Assim sendo, no conflito, no maravilhamento, na intolerância e na má-fé, nada que é oculto se torna óbvio, nada que é bom se torna mau, nada que é mau se torna bom. Enfim, o julgamento sequer se efetua e, se se efetuou, foi pervertido.
Se a perversão faz parte do raciocínio de quem julga acerca daquilo que se julga, quem deve julgar esse raciocínio? Um outro julgador? Algo que está além do ser? Mas esse ser para além do ser pode ser, como qualquer outro ser, mutável ou imutável, ou pior, consciente ou inconsciente da sua mutabilidade ou imutabilidade. Aparentemente, o julgador do julgamento não é muito distinto do julgador do julgado, a menos que nele não haja conflitos, maravilhamentos, intolerâncias ou má-fé.

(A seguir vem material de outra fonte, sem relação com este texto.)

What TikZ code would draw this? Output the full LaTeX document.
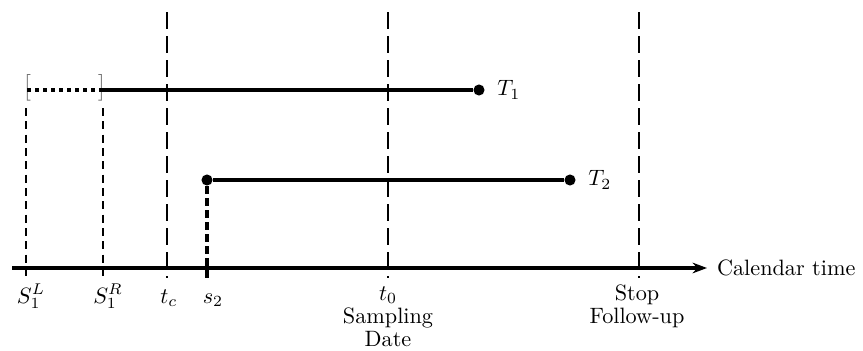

Mas isso é impossível, pois tal ser seria inconsciente e, por isso, não poderia ser julgador e, portanto, nada para ele seria bom ou mau. Nada mudaria, de fato, no seu julgamento supremo, pois o ser jamais deixaria de ser: tanto o seu próprio ser quanto o do outro.
Na impossibilidade de haver um ser que julgue o julgamento, os únicos julgadores que há, como sempre e para sempre, julgarão os julgados. Ao julgarmos os julgadores, julgaremos que seu julgamento reflete algo de conflituoso, de maravilhoso, de intolerante ou de pervertido. A justiça do julgamento é solicitada, mas não havendo julgadores de julgamento, o que resta é observar que o que julgamos imaginar como nosso julgamento é, na verdade, uma opinião, ou seja: não julgamos de fato o julgamento, pois o julgamento agora é, na verdade, o que está sendo julgado e nós nada mais somos que novos julgadores.

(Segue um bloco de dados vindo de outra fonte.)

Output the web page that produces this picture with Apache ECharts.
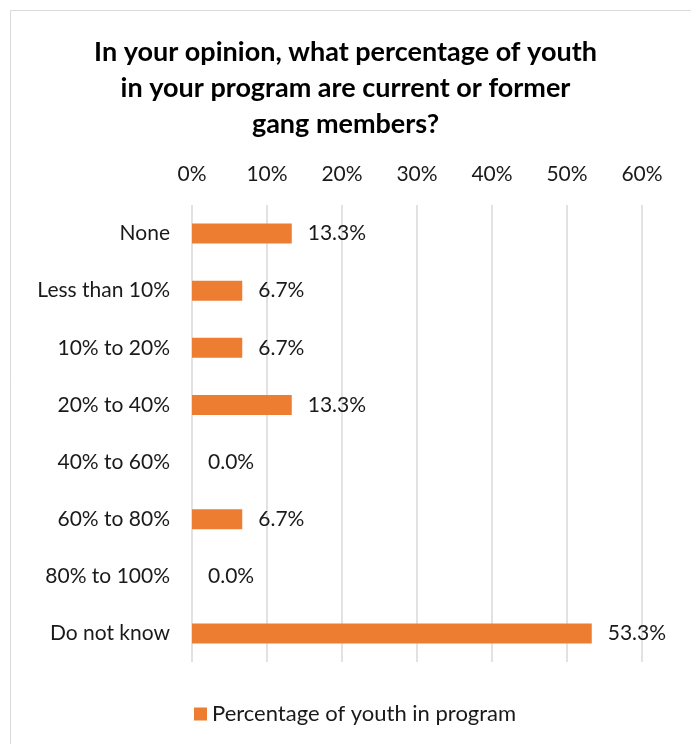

Acima de nós, portanto, haverá outros que julgarão os nossos julgamentos e, nesse momento, nosso julgamento será julgado e o julgador, vindo de fora, assim como fizemos há pouco, nos anulará, como anulamos o primeiro julgador.
Em suma, o julgador não importa: basta o julgamento. A ele sempre estará vinculado um julgador qualquer, alheio e num nível acima do que se pautou o julgamento e a ele exclusivamente caberá a justiça que declara o conflito, que cala maravilhado, que reage intolerantemente ou que perverte com má-fé.
O círculo se rompe apenas artificialmente mediante acordo ou violência, mas esses são apenas expedientes corriqueiros e práticos do julgar humano, nascidos da insatisfação e da impaciência que causa o ciclo infinito entre o resultado conhecido como julgamento e o elemento alheio de um segundo julgador que não participara do julgamento inicial. A consciência da inutilidade do círculo infinito ou a má-fé que propõe uma saída alternativa para o dilema são as únicas razões levantadas. de fato, mas é possível detectar facilmente que se tratam de elementos externos e alheios às verdades da mudança do ser, da existência de uma consciência, da inevitabilidade de um julgamento.
Assim, os artifícios, conquanto úteis, são impostos. A violência, ainda que eficiente, não deriva logicamente da justiça e o acordo, ainda que legítimo, é apenas uma demonstração de cansaço da consciência do ciclo infinito, causado pelo julgador alheio ao julgamento previamente estabelecido.